The Silver Pearl said...

Mica,
(A hello away from Facebook)
Not only should you have no regrets about your decision, remember that the university experience is only there to validate our convictions. If we discover that we have grown beyond the limitations of what we once planned, it is a proud mark of our self growth. The time you spent was not wasted in any respect, it helped you to arrive at the decisions you have made.

With the major plans you have expressed a desire to pursue concerning your journey of self discovery, you do not "owe" any obligations to anyone. Academe is a tool one chooses to achieve an end. You are making hard decisions. The cookie cutter life which advisers might have charted for you is not what you need. Even with a Ph.D. in place, you would disappoint many people who have narrow visions of what you "should" do, yet no real understanding of the depths of what you can do. Set your own course and define who you are for yourself. You owe no apology or explanation for having grown past plans which have proven no longer of value to you.

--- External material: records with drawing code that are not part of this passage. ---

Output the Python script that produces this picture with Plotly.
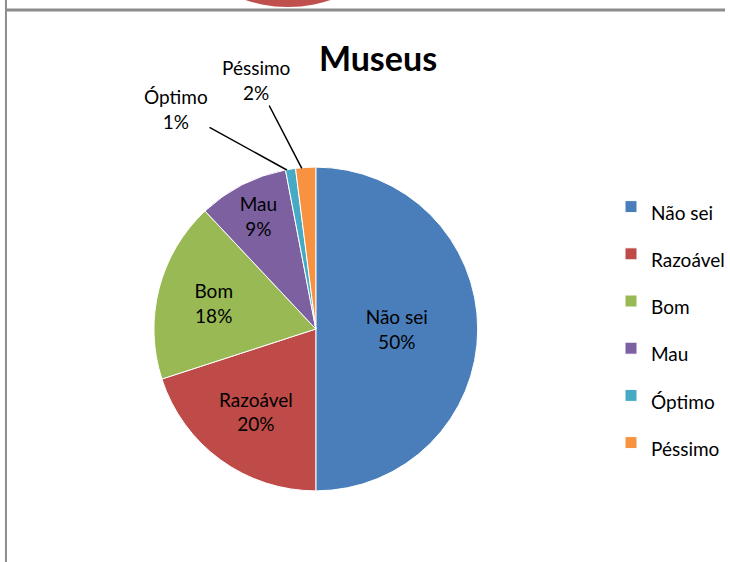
import math
import plotly.graph_objects as go

# ---- data ----
categories = ["Não sei", "Razoável", "Bom", "Mau", "Óptimo", "Péssimo"]
percentages = [50, 20, 18, 9, 1, 2]
colors = ["#4A7EBB", "#BE4B48", "#98B954", "#7D60A0", "#46AAC5", "#F69240"]
title_text = "Museus"
outside_labels = ["Óptimo", "Péssimo"]  # labelled with leader lines

W, H = 730, 562
FONT = "Lato, sans-serif"
TXT = 19

# pie geometry (pixels)
CX, CY, R = 314, 329, 161
DOM_CX, DOM_R = 318, 163
dom_x = [(DOM_CX - DOM_R) / W, (DOM_CX + DOM_R) / W]
dom_y = [(H - CY - DOM_R) / H, (H - CY + DOM_R) / H]

inside_text = [
    "" if c in outside_labels else f"{c}<br>{p}%"
    for c, p in zip(categories, percentages)
]
legend_labels = [f"<span style='font-size:{TXT}px'>{c}</span>" for c in categories]

fig = go.Figure(
    go.Pie(
        labels=legend_labels,
        values=percentages,
        text=inside_text,
        textinfo="text",
        textposition="inside",
        insidetextorientation="horizontal",
        insidetextfont=dict(family=FONT, size=TXT, color="#000000"),
        sort=False,
        direction="clockwise",
        rotation=0,
        marker=dict(colors=colors, line=dict(color="#FFFFFF", width=1)),
        domain=dict(x=dom_x, y=dom_y),
        hovertemplate="%{text}<extra></extra>",
    )
)

# leader-line labels for the small slices (targets computed from the data)
label_pos = {"Óptimo": (178, 109), "Péssimo": (258, 80)}
total = sum(percentages)
cum = 0
for c, p in zip(categories, percentages):
    mid = (cum + p / 2) / total * 2 * math.pi
    cum += p
    if c not in outside_labels:
        continue
    tx = CX + R * math.sin(mid)
    ty = CY - R * math.cos(mid)
    lx, ly = label_pos[c]
    fig.add_annotation(
        x=tx / W, y=1 - ty / H, xref="paper", yref="paper",
        text=f"{c}<br>{p}%",
        showarrow=True, arrowhead=0, arrowwidth=1.5, arrowcolor="#000000",
        ax=lx - tx, ay=ly - ty,
        font=dict(family=FONT, size=TXT, color="#000000"),
    )

# frame pieces visible in the screenshot
fig.add_shape(type="line", xref="paper", yref="paper",
              x0=6 / W, x1=1, y0=1 - 10 / H, y1=1 - 10 / H,
              line=dict(color="#8C8C8C", width=3))
fig.add_shape(type="line", xref="paper", yref="paper",
              x0=6 / W, x1=6 / W, y0=0, y1=1,
              line=dict(color="#8C8C8C", width=2))
fig.add_shape(type="circle", xref="paper", yref="paper",
              x0=155 / W, x1=425 / W, y0=1 - 7 / H, y1=1 + 263 / H,
              fillcolor="#C0504D", line=dict(width=0))

fig.update_layout(
    width=W, height=H,
    margin=dict(l=0, r=0, t=0, b=0),
    paper_bgcolor="#FFFFFF", plot_bgcolor="#FFFFFF",
    title=dict(text=f"<b>{title_text}</b>", x=378 / W, xanchor="center",
               y=1 - 59 / H, yanchor="middle",
               font=dict(family=FONT, size=34, color="#000000")),
    legend=dict(x=0.843, xanchor="left", y=1 - 325 / H, yanchor="middle",
                font=dict(family=FONT, size=34, color="#000000"),
                bgcolor="rgba(0,0,0,0)"),
    showlegend=True,
)

fig.write_html("out.html", config={"displayModeBar": False},
               post_script="document.body.style.margin='0';")
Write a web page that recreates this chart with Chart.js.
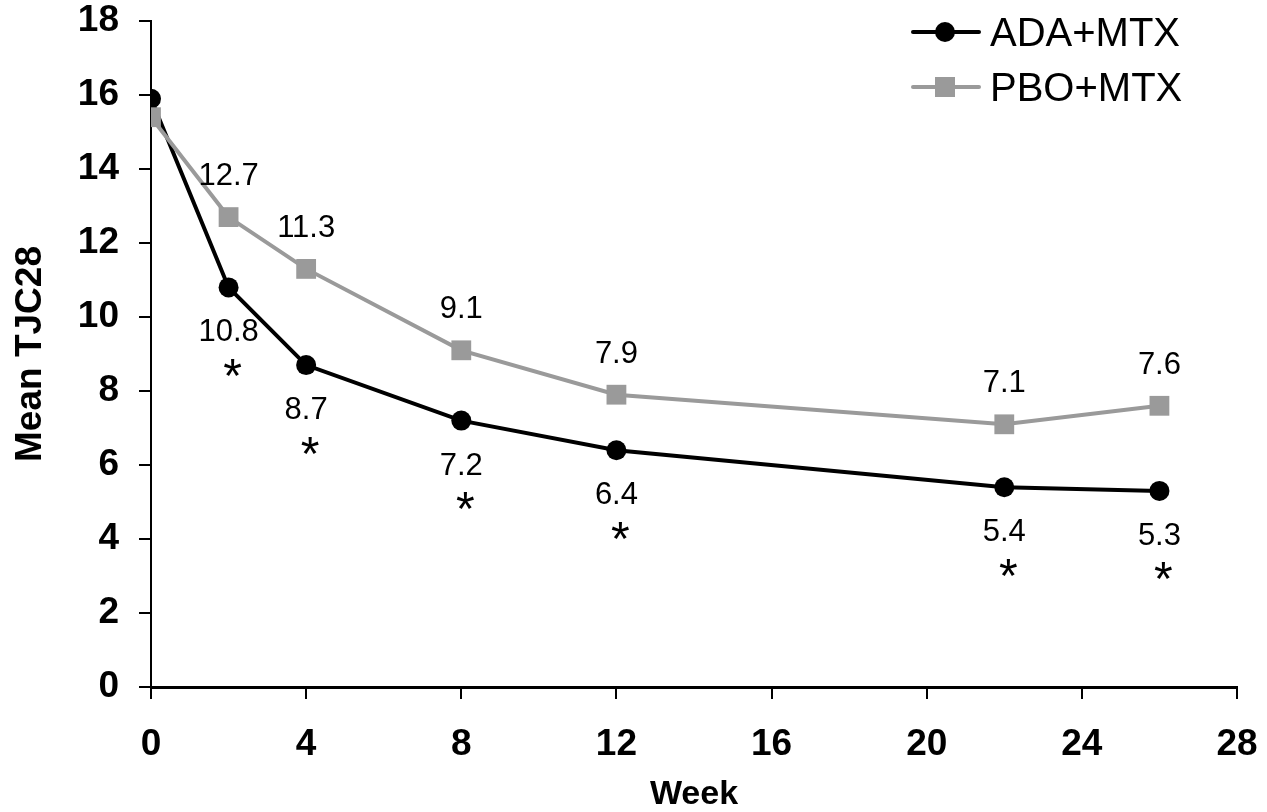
<!DOCTYPE html>
<html>
<head>
<meta charset="utf-8">
<script src="https://cdn.jsdelivr.net/npm/chart.js@4.4.1/dist/chart.umd.min.js"></script>
<style>
  html, body { margin: 0; padding: 0; background: #fff; }
  #wrap { width: 1267px; height: 812px; }
</style>
</head>
<body>
<div id="wrap"><canvas id="tjcChart" width="1267" height="812"></canvas></div>
<script>
// data
const weeks = [0, 2, 4, 8, 12, 22, 26];
const adaMtx = [15.9, 10.8, 8.7, 7.2, 6.4, 5.4, 5.3];
const pboMtx = [15.4, 12.7, 11.3, 9.1, 7.9, 7.1, 7.6];
const adaLabels = ['', '10.8', '8.7', '7.2', '6.4', '5.4', '5.3'];
const pboLabels = ['', '12.7', '11.3', '9.1', '7.9', '7.1', '7.6'];
const adaSignificant = [false, true, true, true, true, true, true];
const seriesNames = ['ADA+MTX', 'PBO+MTX'];

const FONT = '"Liberation Sans", Arial, Helvetica, sans-serif';
const GREY = '#9a9a9a';

// draw text so that its glyphs are visually centred on y
function drawCentered(ctx, text, x, y) {
  const m = ctx.measureText(text);
  ctx.fillText(text, x, y + (m.actualBoundingBoxAscent - m.actualBoundingBoxDescent) / 2);
}

// value labels + asterisks
const valueLabels = {
  id: 'valueLabels',
  afterDatasetsDraw(chart) {
    const ctx = chart.ctx;
    ctx.save();
    ctx.textAlign = 'center';
    ctx.textBaseline = 'alphabetic';
    ctx.fillStyle = '#000';
    const ada = chart.getDatasetMeta(0).data;
    const pbo = chart.getDatasetMeta(1).data;
    ctx.font = '31px ' + FONT;
    pbo.forEach((pt, i) => {
      if (pboLabels[i]) drawCentered(ctx, pboLabels[i], pt.x, pt.y - 43);
    });
    ada.forEach((pt, i) => {
      if (adaLabels[i]) drawCentered(ctx, adaLabels[i], pt.x, pt.y + 43);
    });
    ctx.font = '48px ' + FONT;
    ada.forEach((pt, i) => {
      if (adaSignificant[i]) drawCentered(ctx, '*', pt.x + 4, pt.y + 80);
    });
    ctx.restore();
  }
};

// legend in the top right corner, line through the marker
const cornerLegend = {
  id: 'cornerLegend',
  afterDraw(chart) {
    const ctx = chart.ctx;
    const rows = [
      { y: 32, ds: chart.data.datasets[0] },
      { y: 87, ds: chart.data.datasets[1] }
    ];
    ctx.save();
    rows.forEach(r => {
      ctx.strokeStyle = r.ds.borderColor;
      ctx.lineWidth = 4;
      ctx.lineCap = 'round';
      ctx.beginPath();
      ctx.moveTo(913, r.y);
      ctx.lineTo(979, r.y);
      ctx.stroke();
      ctx.fillStyle = r.ds.pointBackgroundColor;
      if (r.ds.pointStyle === 'rect') {
        ctx.fillRect(935, r.y - 10, 20, 20);
      } else {
        ctx.beginPath();
        ctx.arc(945, r.y, 10, 0, Math.PI * 2);
        ctx.fill();
      }
      ctx.fillStyle = '#000';
      ctx.font = '40px ' + FONT;
      ctx.textAlign = 'left';
      ctx.textBaseline = 'alphabetic';
      drawCentered(ctx, r.ds.label, 990, r.y);
    });
    ctx.restore();
  }
};

// fixed axis sizes, and no extra label padding so layout.padding decides the plot box
function fixSize(prop, val) {
  return s => {
    s[prop] = val;
    s.paddingTop = 0; s.paddingBottom = 0;
    s.paddingLeft = 0; s.paddingRight = 0;
  };
}

const ctx = document.getElementById('tjcChart').getContext('2d');
new Chart(ctx, {
  type: 'line',
  data: {
    datasets: [
      {
        label: seriesNames[0],
        data: weeks.map((w, i) => ({ x: w, y: adaMtx[i] })),
        borderColor: '#000',
        backgroundColor: '#000',
        pointBackgroundColor: '#000',
        pointBorderColor: '#000',
        borderWidth: 4,
        pointStyle: 'circle',
        pointRadius: 10,
        pointBorderWidth: 0,
        tension: 0,
        order: 2
      },
      {
        label: seriesNames[1],
        data: weeks.map((w, i) => ({ x: w, y: pboMtx[i] })),
        borderColor: GREY,
        backgroundColor: GREY,
        pointBackgroundColor: GREY,
        pointBorderColor: GREY,
        borderWidth: 4,
        pointStyle: 'rect',
        pointRadius: 14,
        pointBorderWidth: 0,
        tension: 0,
        order: 1
      }
    ]
  },
  options: {
    responsive: false,
    animation: false,
    devicePixelRatio: 1,
    layout: { padding: { left: 0, top: 21, right: 30, bottom: 0 } },
    plugins: {
      legend: { display: false },
      tooltip: { enabled: false }
    },
    scales: {
      x: {
        type: 'linear',
        min: 0,
        max: 28,
        afterFit: fixSize('height', 125),
        ticks: {
          stepSize: 4,
          color: '#000',
          padding: 27,
          font: { family: FONT, size: 37, weight: 'bold', lineHeight: 1 }
        },
        grid: { drawOnChartArea: false, drawTicks: true, tickLength: 12, color: '#000', lineWidth: 2 },
        border: { display: true, color: '#000', width: 3 },
        title: {
          display: true,
          text: 'Week',
          color: '#000',
          padding: { top: 0, bottom: 0 },
          font: { family: FONT, size: 34, weight: 'bold', lineHeight: 1 }
        }
      },
      y: {
        min: 0,
        max: 18,
        afterFit: fixSize('width', 151),
        ticks: {
          stepSize: 2,
          color: '#000',
          padding: 20,
          font: { family: FONT, size: 37, weight: 'bold', lineHeight: 1 }
        },
        grid: { drawOnChartArea: false, drawTicks: true, tickLength: 12, color: '#000', lineWidth: 2 },
        border: { display: true, color: '#000', width: 2 },
        title: {
          display: true,
          text: 'Mean TJC28',
          color: '#000',
          padding: { top: 12, bottom: 0 },
          font: { family: FONT, size: 37, weight: 'bold', lineHeight: 1 }
        }
      }
    }
  },
  plugins: [valueLabels, cornerLegend]
});
</script>
</body>
</html>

You have my sincere wishes that you find that which you are looking for. The ROK will be a challenging, exciting, and sometimes difficult experience. You will inevitably grow yet more from it. Speaking only from my own experience: I never fail to feel how American I am when I visit close relatives there. No matter how much I think of myself as Korean, I am a product of my upbringing in the US. It is a very different world in the ROK. Be careful of the presumptuous expectations which will be thrown at you there as well.

All my respect and hopes for your happiness and fulfillment in your journey to further discover your life's best direction. 행운을 빌어요!

Susan said...

My exbf is in grad school for PhD (at a fancy pants Ivy league school), and he had multiple grad school friends who decided to "quit" at their masters and do something else. I'm always impressed when anyone can admit that what they're doing (or what they originally thought they were going to be doing) is no longer their dream and do something else instead. It's so important to do what makes you happy, and it must have been a tough decision for you to make a switch! Major props. :)

aron said...

good girl figuring this out now! no need to put yourself through any more misery for something that you dont even want to do! good luck with figuring it all out and so glad you are doing what makes you happy!!

mim said...

Brava! Do what you love, you'll find out what it is, and you have plenty of time to do it. Sorry about b.m.